Showing posts with label fall color. Show all posts
Showing posts with label fall color. Show all posts

Tuesday, October 5, 2010

Checkered Skipper and Sycamore Bark


Nice morning for a walk - 59 degrees and breezy. It felt quite cool heading downhill, into the wind, in the shade. It felt much warmer walking back because we were heading steeply uphill, with the wind at my back, and in the warming sun. There were many small butterflies in the sun flitting about the numerous asters and goldenrods that nodded in the wind, including this Common Checkered Skipper. He's a small butterfly, not much more than an inch wingspread, and he's a new one to me... I've never seen it before! The turquoise hairs on his body reminded me of the Long-tailed Skipper I see down at the coast, so when I got home I looked under skippers in my butterfly book, and voila! There he was, one of the spread-wing skippers.
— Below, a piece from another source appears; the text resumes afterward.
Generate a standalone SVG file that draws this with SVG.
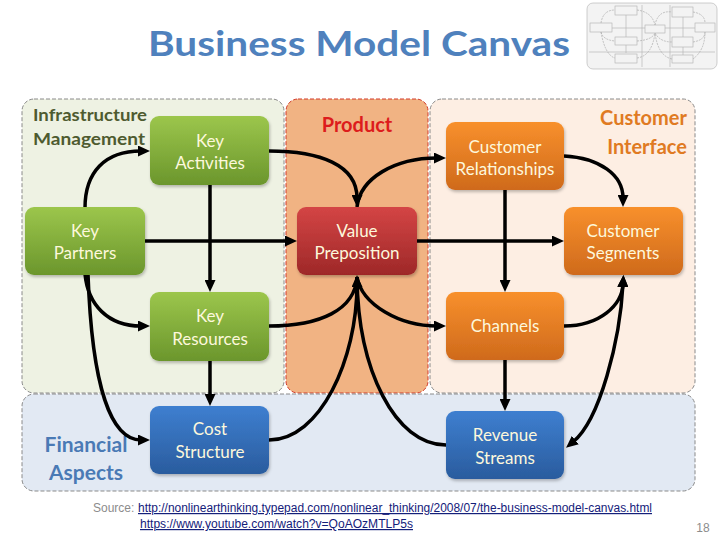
<svg xmlns="http://www.w3.org/2000/svg" width="720" height="540" viewBox="0 0 720 540">
<defs>
<linearGradient id="gGreen" x1="0" y1="0" x2="0" y2="1"><stop offset="0" stop-color="#9cc64c"/><stop offset="1" stop-color="#6b962c"/></linearGradient>
<linearGradient id="gRed" x1="0" y1="0" x2="0" y2="1"><stop offset="0" stop-color="#d44545"/><stop offset="1" stop-color="#9e2828"/></linearGradient>
<linearGradient id="gOrange" x1="0" y1="0" x2="0" y2="1"><stop offset="0" stop-color="#f8902c"/><stop offset="1" stop-color="#cf6a1c"/></linearGradient>
<linearGradient id="gBlue" x1="0" y1="0" x2="0" y2="1"><stop offset="0" stop-color="#3e7fd0"/><stop offset="1" stop-color="#2a5c9e"/></linearGradient>
<filter id="sh" x="-10%" y="-10%" width="130%" height="130%"><feDropShadow dx="1" dy="2" stdDeviation="1.5" flood-color="#000" flood-opacity="0.25"/></filter>
<marker id="ah" viewBox="0 0 12 11" refX="3" refY="5.5" markerWidth="12" markerHeight="11" markerUnits="userSpaceOnUse" orient="auto-start-reverse"><path d="M0,0 L12,5.5 L0,11 z" fill="#000"/></marker>
<style>
.panel{stroke:#8a8a8a;stroke-width:1;stroke-dasharray:4 2}
.node text{font-family:Lato,"Liberation Sans",sans-serif;font-size:17px;fill:#fdf8dc;text-anchor:middle}
.node rect{filter:url(#sh)}
.conn path{fill:none;stroke:#000;stroke-width:3.5}
.arr{marker-end:url(#ah)}
.hdr{font-family:Lato,"Liberation Sans",sans-serif;font-weight:bold}
.src{font-family:"Liberation Sans",Arial,sans-serif;font-size:12px}
.th rect{fill:#f3f3f3;stroke:#b0b0b0;stroke-width:0.6}
</style>
</defs>
<rect width="720" height="540" fill="#fff"/>
<text x="359" y="56" class="hdr" font-size="35" fill="#4f81bd" text-anchor="middle" textLength="422" lengthAdjust="spacingAndGlyphs">Business Model Canvas</text>
<g id="thumbnail" class="th">
<rect x="587" y="3" width="130" height="66" rx="6" fill="#fff" stroke="#e0e0e0"/>
<path d="M642,5 V67 M670,5 V67 M589,52 H715 M601,28 H705 M626,15 V53 M683,17 V55" stroke="#b8b8b8" stroke-width="0.7" fill="none"/>
<path d="M601,23 Q603,10 615,10 M601,32 Q603,40 615,41 M601,32 Q605,55 615,58 M637,10 Q652,12 655,25 M655,25 Q658,10 672,12 M693,12 Q705,14 705,23 M637,41 Q652,40 655,33 M655,33 Q660,42 672,42 M693,42 Q705,40 705,32 M637,58 Q652,56 655,33 M672,59 Q658,56 655,33 M693,59 Q705,50 705,32" stroke="#aaa" stroke-width="0.7" stroke-dasharray="2 1" fill="none"/>
<rect x="615" y="6" width="22" height="9"/>
<rect x="590" y="23" width="22" height="9"/>
<rect x="615" y="37" width="22" height="8"/>
<rect x="615" y="54" width="22" height="9"/>
<rect x="645" y="25" width="20" height="8"/>
<rect x="672" y="7" width="21" height="10"/>
<rect x="695" y="23" width="20" height="9"/>
<rect x="672" y="37" width="21" height="10"/>
<rect x="672" y="55" width="21" height="8"/>
</g>
<g id="panels">
<rect id="infra-panel" class="panel" x="22" y="99" width="262" height="294" rx="12" fill="#eef2e3"/>
<rect id="product-panel" x="286" y="99" width="142" height="294" rx="12" fill="#f1b383" stroke="#d23a2a" stroke-width="1" stroke-dasharray="4 2"/>
<rect id="ci-panel" class="panel" x="430" y="99" width="265" height="294" rx="12" fill="#fdeee3"/>
<rect id="fin-panel" class="panel" x="22" y="394" width="673" height="97" rx="12" fill="#e2e9f3"/>
</g>
<g id="panel-titles">
<text class="hdr" x="33" y="121" font-size="17" fill="#4e5b30" textLength="114" lengthAdjust="spacingAndGlyphs">Infrastructure</text>
<text class="hdr" x="33" y="145" font-size="17" fill="#4e5b30" textLength="112" lengthAdjust="spacingAndGlyphs">Management</text>
<text class="hdr" x="357" y="132" font-size="20" fill="#dd1c1c" text-anchor="middle">Product</text>
<text class="hdr" x="687" y="125" font-size="20" fill="#e07a22" text-anchor="end">Customer</text>
<text class="hdr" x="687" y="154" font-size="20" fill="#e07a22" text-anchor="end">Interface</text>
<text class="hdr" x="86" y="452" font-size="21" fill="#4a7ab5" text-anchor="middle">Financial</text>
<text class="hdr" x="86" y="480" font-size="21" fill="#4a7ab5" text-anchor="middle">Aspects</text>
</g>
<g id="connectors" class="conn">
<path class="arr" d="M85,208 C85,172 105,151 141,151"/>
<path class="arr" d="M85,274 C88,305 108,326 141,326"/>
<path class="arr" d="M88,274 C92,390 112,440 141,440"/>
<path class="arr" d="M145,241 H288"/>
<path class="arr" d="M210,185 V283"/>
<path class="arr" d="M210,361 V397"/>
<path class="arr" d="M269,151 C320,151 357,165 357,198"/>
<path class="arr" d="M357,207 C360,178 395,158 437,158"/>
<path class="arr" d="M417,241 H555"/>
<path class="arr" d="M505,190 V283"/>
<path class="arr" d="M564,156 C600,158 623,175 623,198"/>
<path d="M269,326 C320,326 355,310 357,277"/>
<path class="arr" d="M269,440 C320,440 357,360 357,284"/>
<path class="arr" d="M357,277 C362,305 400,326 437,326"/>
<path d="M446,445 C395,445 358,370 357,277"/>
<path class="arr" d="M564,326 C600,326 622,305 623,284"/>
<path class="arr" d="M573,442 C600,420 620,340 623,284" marker-start="url(#ah)"/>
<path class="arr" d="M505,360 V402"/>
</g>
<g id="key-activities" class="node"><rect x="150" y="116" width="119" height="69" rx="9" fill="url(#gGreen)"/><text x="210" y="147">Key</text><text x="210" y="169">Activities</text></g>
<g id="key-partners" class="node"><rect x="25" y="207" width="120" height="68" rx="9" fill="url(#gGreen)"/><text x="85" y="237">Key</text><text x="85" y="259">Partners</text></g>
<g id="key-resources" class="node"><rect x="150" y="292" width="119" height="69" rx="9" fill="url(#gGreen)"/><text x="210" y="322">Key</text><text x="210" y="345">Resources</text></g>
<g id="cost-structure" class="node"><rect x="150" y="406" width="119" height="68" rx="9" fill="url(#gBlue)"/><text x="210" y="435">Cost</text><text x="210" y="458">Structure</text></g>
<g id="value-preposition" class="node"><rect x="297" y="207" width="120" height="68" rx="9" fill="url(#gRed)"/><text x="357" y="237">Value</text><text x="357" y="259">Preposition</text></g>
<g id="customer-relationships" class="node"><rect x="446" y="122" width="118" height="68" rx="9" fill="url(#gOrange)"/><text x="505" y="153">Customer</text><text x="505" y="175" font-size="15">Relationships</text></g>
<g id="customer-segments" class="node"><rect x="564" y="207" width="119" height="68" rx="9" fill="url(#gOrange)"/><text x="623" y="237">Customer</text><text x="623" y="259">Segments</text></g>
<g id="channels" class="node"><rect x="446" y="292" width="118" height="68" rx="9" fill="url(#gOrange)"/><text x="505" y="332">Channels</text></g>
<g id="revenue-streams" class="node"><rect x="446" y="411" width="118" height="68" rx="9" fill="url(#gBlue)"/><text x="505" y="441">Revenue</text><text x="505" y="464">Streams</text></g>
<g id="source">
<text class="src" x="93" y="512" fill="#8c8c8c">Source:</text>
<text class="src" x="138" y="512" fill="#14207a" text-decoration="underline" textLength="514" lengthAdjust="spacingAndGlyphs">http://nonlinearthinking.typepad.com/nonlinear_thinking/2008/07/the-business-model-canvas.html</text>
<text class="src" x="140" y="528" fill="#14207a" text-decoration="underline" textLength="273" lengthAdjust="spacingAndGlyphs">https://www.youtube.com/watch?v=QoAOzMTLP5s</text>
<text class="src" x="703" y="532" fill="#8c8c8c" font-size="11" text-anchor="middle">18</text>
</g>
</svg>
Daisy and I poked around down by Meetinghouse Creek for a bit, me trying to find a way to get through a briar patch to reach a mulberry tree with huge, yellowing leaves,until I saw that Daisy found a much easier route and waited for me under said tree. After several scratches from the briers I copied her and soon found myself under a huge Sycamore tree where large pieces of shed bark littered the ground. I picked up the only small piece I saw to draw in my journal. Kept going to the Mulberry tree but was unable to reach high enough to get to the leaves.

Thursday, September 16, 2010

Red Leaf and Helenium (Sneezeweed)


Took an early walk today and enjoyed the long morning shadows and wind in my hair. Tuesday's silence had disappeared. Instead, I heard traffic from Pine Street (we live at least 2 miles away from Pine St.) a lawn mower, a dog barking across the river, as well as the dog's owner yelling, "Shut UP!" It's amazing how noisy some days are! Along the way I found half of a bird egg, a tiny puffball that poofed its brown smoke when I poked it, and the seed pods of a sensitive brier. Fyi: if you ever see a seedpod on a sensitive brier vine, do not touch it or you'll get a handful of invisible splinters. They are so tiny it's hard to get them out. I had about ten in my hand even though I was very careful when I picked it to draw, and then dropped it immediately.

While I was picking prickles from my hand, I noticed the beautiful crimson leaf on the ground. A much safer choice for today's journal entry. I though the red contrasted nicely with the yellow of the Sneezeweed (Helenium).

Friday, November 6, 2009

Maple-leaf Viburnum




This is yesterday's post, but it could just as well be today's. With clear blue skies, leaves falling in the cool breeze, and fall crickets trilling here and there - both were perfect afternoons for a hike with the dogs and a little journaling.

The patch of small Maple-leaf Viburnums have been in our back woods from the time we built our house, twenty years ago. They don't seem any taller, wider, or thicker than when I first saw them but this might be because they grow in deep shade on the side of a dry hill. There is another large patch of these viburnums (possibly?) in the front woods that are twice (maybe even thrice) as large. They grow in a damper spot that gets a little more sun, but they have no fruit and have barely begun to change color... as I write this I wonder if perhaps they are another kind of Viburnum...hmm.

Anyway, when I first noticed this small cluster of trees it was about this time of year, and you couldn't miss the mass of pink leaves in deep shade. They glowed! and for a few years I thought they were just small maple trees. Then, somewhere along the way I read about viburnums and things began clicking - my eyes took in more. The flowers in the spring, for instance - Maple-leaf Viburnums have clusters of small white ones. After reading that I walked into the woods to look, and there they were. How could I ever have missed the flowers? And the tidy pairs of leaves.

Now I admire my Maple-leaf Viburnums every time I walk past them. Not only that, I've also learned to identify other viburnums, such as Arrow-wood, and Rusty Blackhaw. Who knows what will be next!

If you have any interest in shrubs, you might look for the fascinating book written by Donald Stokes in 1981, called The Natural History of Wild Shrubs and Vines (Eastern and Central NA), Illustrations by Deborah Prince Smith. My copy came from the Friends of the Library book sale, so I don't know if it's still available new, but used books are easy to come by these days.